What to do
Skip the pictures and extract all of the lines exactly as written.

Raw data

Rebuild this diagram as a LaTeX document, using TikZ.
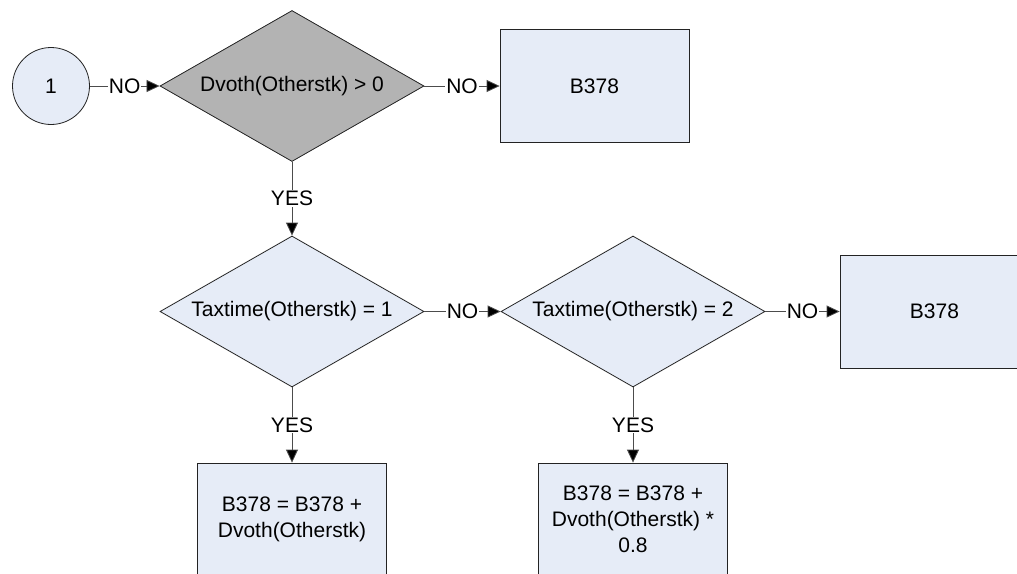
\documentclass[tikz,border=0pt]{standalone}
\usepackage{fontspec}
\setmainfont{Liberation Sans}
\usetikzlibrary{arrows.meta,shapes.geometric}
\definecolor{boxfill}{RGB}{230,236,247}
\definecolor{testfill}{RGB}{179,179,179}
\definecolor{edgecolor}{RGB}{35,35,35}

\begin{document}
\begin{tikzpicture}[x=1pt, y=-1pt, line width=0.8pt,
    font=\fontsize{21}{26}\selectfont,
    actbox/.style={draw=edgecolor, fill=boxfill, minimum width=189pt, minimum height=113pt, align=center, inner sep=2pt},
    test/.style={diamond, draw=edgecolor, fill=boxfill, aspect=1.75, inner sep=0pt, minimum width=264pt, minimum height=151pt},
    flow/.style={draw=black!70, -{Triangle[length=13pt,width=12pt,fill=black]}},
    tag/.style={fill=white, inner sep=1pt}]
        \useasboundingbox (0,0) rectangle (1017,573);
        \clip (0,0) rectangle (1017,573);
        % entry point and first test
        \node[circle, draw=edgecolor, fill=boxfill, minimum size=77pt] (start) at (51,86) {1};
        \node[test, fill=testfill] (dvoth) at (292,86) {Dvoth(Otherstk) > 0};
        \node[actbox] (keepA) at (594.5,86) {B378};
        % tax time tests
        \node[test] (tax1) at (292,311.5) {Taxtime(Otherstk) = 1};
        \node[test] (tax2) at (633,311.5) {Taxtime(Otherstk) = 2};
        \node[actbox] (keepB) at (934.5,311.5) {B378};
        % updates of B378
        \node[actbox] (addfull) at (292,519.5) {B378 = B378 +\\Dvoth(Otherstk)};
        \node[actbox] (addpart) at (633,519.5) {B378 = B378 +\\Dvoth(Otherstk) *\\0.8};
        % connectors
        \draw[flow] (start) -- node[tag]{NO} (dvoth);
        \draw[flow] (dvoth) -- node[tag]{NO} (keepA);
        \draw[flow] (dvoth) -- node[tag]{YES} (tax1);
        \draw[flow] (tax1) -- node[tag]{NO} (tax2);
        \draw[flow] (tax2) -- node[tag]{NO} (keepB);
        \draw[flow] (tax1) -- node[tag]{YES} (addfull);
        \draw[flow] (tax2) -- node[tag]{YES} (addpart);
      \end{tikzpicture}
\end{document}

Solved problem
Rebuild this diagram as a LaTeX document, using TikZ.
\documentclass[tikz,border=0pt]{standalone}
\usepackage{fontspec}
\setmainfont{Liberation Sans}
\usetikzlibrary{arrows.meta,shapes.geometric}
\definecolor{boxfill}{RGB}{230,236,247}
\definecolor{testfill}{RGB}{179,179,179}
\definecolor{edgecolor}{RGB}{35,35,35}

\begin{document}
\begin{tikzpicture}[x=1pt, y=-1pt, line width=0.8pt,
    font=\fontsize{21}{26}\selectfont,
    actbox/.style={draw=edgecolor, fill=boxfill, minimum width=189pt, minimum height=113pt, align=center, inner sep=2pt},
    test/.style={diamond, draw=edgecolor, fill=boxfill, aspect=1.75, inner sep=0pt, minimum width=264pt, minimum height=151pt},
    flow/.style={draw=black!70, -{Triangle[length=13pt,width=12pt,fill=black]}},
    tag/.style={fill=white, inner sep=1pt}]
        \useasboundingbox (0,0) rectangle (1017,573);
        \clip (0,0) rectangle (1017,573);
        % entry point and first test
        \node[circle, draw=edgecolor, fill=boxfill, minimum size=77pt] (start) at (51,86) {1};
        \node[test, fill=testfill] (dvoth) at (292,86) {Dvoth(Otherstk) > 0};
        \node[actbox] (keepA) at (594.5,86) {B378};
        % tax time tests
        \node[test] (tax1) at (292,311.5) {Taxtime(Otherstk) = 1};
        \node[test] (tax2) at (633,311.5) {Taxtime(Otherstk) = 2};
        \node[actbox] (keepB) at (934.5,311.5) {B378};
        % updates of B378
        \node[actbox] (addfull) at (292,519.5) {B378 = B378 +\\Dvoth(Otherstk)};
        \node[actbox] (addpart) at (633,519.5) {B378 = B378 +\\Dvoth(Otherstk) *\\0.8};
        % connectors
        \draw[flow] (start) -- node[tag]{NO} (dvoth);
        \draw[flow] (dvoth) -- node[tag]{NO} (keepA);
        \draw[flow] (dvoth) -- node[tag]{YES} (tax1);
        \draw[flow] (tax1) -- node[tag]{NO} (tax2);
        \draw[flow] (tax2) -- node[tag]{NO} (keepB);
        \draw[flow] (tax1) -- node[tag]{YES} (addfull);
        \draw[flow] (tax2) -- node[tag]{YES} (addpart);
      \end{tikzpicture}
\end{document}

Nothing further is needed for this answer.